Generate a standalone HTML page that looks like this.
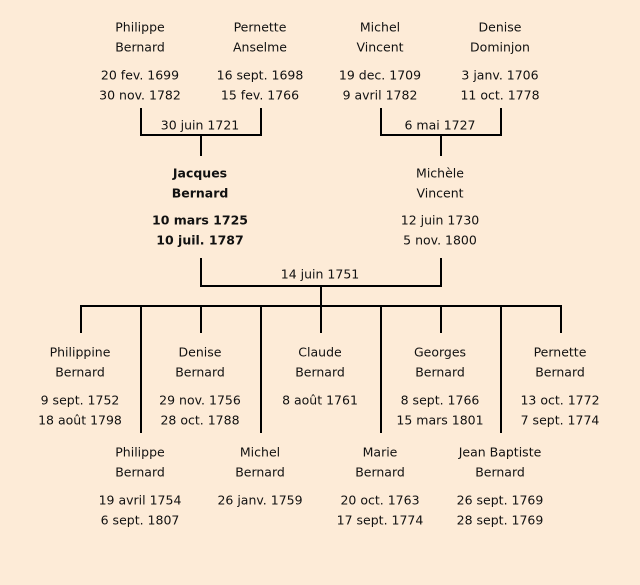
_____
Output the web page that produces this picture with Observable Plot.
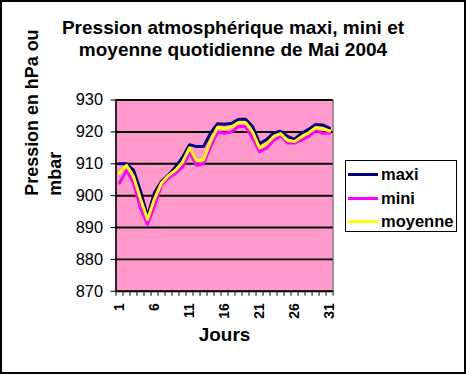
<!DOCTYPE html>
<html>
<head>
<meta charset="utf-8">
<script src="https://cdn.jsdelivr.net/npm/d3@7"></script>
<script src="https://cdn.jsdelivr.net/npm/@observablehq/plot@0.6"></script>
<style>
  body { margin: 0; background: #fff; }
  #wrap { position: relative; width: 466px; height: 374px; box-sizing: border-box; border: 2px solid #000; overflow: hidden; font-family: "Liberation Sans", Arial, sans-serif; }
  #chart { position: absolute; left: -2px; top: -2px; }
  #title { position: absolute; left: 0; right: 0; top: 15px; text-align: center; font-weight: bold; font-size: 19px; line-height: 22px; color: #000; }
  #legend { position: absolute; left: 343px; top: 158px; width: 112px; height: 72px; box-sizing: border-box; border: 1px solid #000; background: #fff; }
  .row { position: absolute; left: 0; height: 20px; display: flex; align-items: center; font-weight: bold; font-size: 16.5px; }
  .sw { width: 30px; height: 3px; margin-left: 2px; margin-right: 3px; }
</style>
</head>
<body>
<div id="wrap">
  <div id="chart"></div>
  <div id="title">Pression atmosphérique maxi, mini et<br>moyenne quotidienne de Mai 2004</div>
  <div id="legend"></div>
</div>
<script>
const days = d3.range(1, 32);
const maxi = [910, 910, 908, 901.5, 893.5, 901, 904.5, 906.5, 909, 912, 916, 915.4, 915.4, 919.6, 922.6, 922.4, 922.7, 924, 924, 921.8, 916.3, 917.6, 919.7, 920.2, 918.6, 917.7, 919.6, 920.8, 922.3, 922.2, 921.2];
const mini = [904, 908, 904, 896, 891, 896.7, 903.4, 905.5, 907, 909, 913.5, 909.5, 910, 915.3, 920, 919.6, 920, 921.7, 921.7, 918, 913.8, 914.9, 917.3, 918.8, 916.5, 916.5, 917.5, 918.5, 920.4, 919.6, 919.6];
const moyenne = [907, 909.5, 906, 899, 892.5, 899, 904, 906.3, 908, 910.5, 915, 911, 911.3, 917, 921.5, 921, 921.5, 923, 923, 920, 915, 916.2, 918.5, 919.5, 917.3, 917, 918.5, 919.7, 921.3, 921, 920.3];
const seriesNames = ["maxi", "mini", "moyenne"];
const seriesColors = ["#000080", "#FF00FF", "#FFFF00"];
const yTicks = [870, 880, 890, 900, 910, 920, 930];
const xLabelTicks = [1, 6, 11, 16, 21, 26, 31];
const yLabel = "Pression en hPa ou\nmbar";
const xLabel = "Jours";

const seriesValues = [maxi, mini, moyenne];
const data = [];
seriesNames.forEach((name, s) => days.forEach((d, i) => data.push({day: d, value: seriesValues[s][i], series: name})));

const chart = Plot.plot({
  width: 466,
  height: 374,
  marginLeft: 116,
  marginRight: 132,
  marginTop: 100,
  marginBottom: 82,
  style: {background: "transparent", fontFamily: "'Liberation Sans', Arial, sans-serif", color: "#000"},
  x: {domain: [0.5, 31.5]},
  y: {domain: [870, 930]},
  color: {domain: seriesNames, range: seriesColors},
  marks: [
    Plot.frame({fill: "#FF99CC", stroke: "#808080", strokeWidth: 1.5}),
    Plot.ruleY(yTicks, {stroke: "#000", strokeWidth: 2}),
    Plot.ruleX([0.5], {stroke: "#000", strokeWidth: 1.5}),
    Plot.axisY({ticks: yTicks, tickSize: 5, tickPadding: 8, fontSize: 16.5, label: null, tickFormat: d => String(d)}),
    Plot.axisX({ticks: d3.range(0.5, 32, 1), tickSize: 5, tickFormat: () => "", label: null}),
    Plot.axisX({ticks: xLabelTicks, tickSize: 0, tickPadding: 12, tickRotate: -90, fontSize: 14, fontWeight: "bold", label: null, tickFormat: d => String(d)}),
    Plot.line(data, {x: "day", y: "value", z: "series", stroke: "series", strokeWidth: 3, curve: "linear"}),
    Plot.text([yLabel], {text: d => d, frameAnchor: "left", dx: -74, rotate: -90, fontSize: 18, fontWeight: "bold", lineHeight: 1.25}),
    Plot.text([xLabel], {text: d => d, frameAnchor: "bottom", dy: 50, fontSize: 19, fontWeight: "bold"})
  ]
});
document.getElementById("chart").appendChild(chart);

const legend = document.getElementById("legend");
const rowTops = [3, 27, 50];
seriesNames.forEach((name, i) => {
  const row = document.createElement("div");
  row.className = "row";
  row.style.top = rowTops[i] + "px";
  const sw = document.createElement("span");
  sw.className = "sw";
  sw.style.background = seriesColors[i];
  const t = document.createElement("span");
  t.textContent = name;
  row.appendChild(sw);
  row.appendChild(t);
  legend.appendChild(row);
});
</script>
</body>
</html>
_____
▸ **What is needed**
Only the number is wanted: how many lines contain the string "this"?

▸ **Result**
2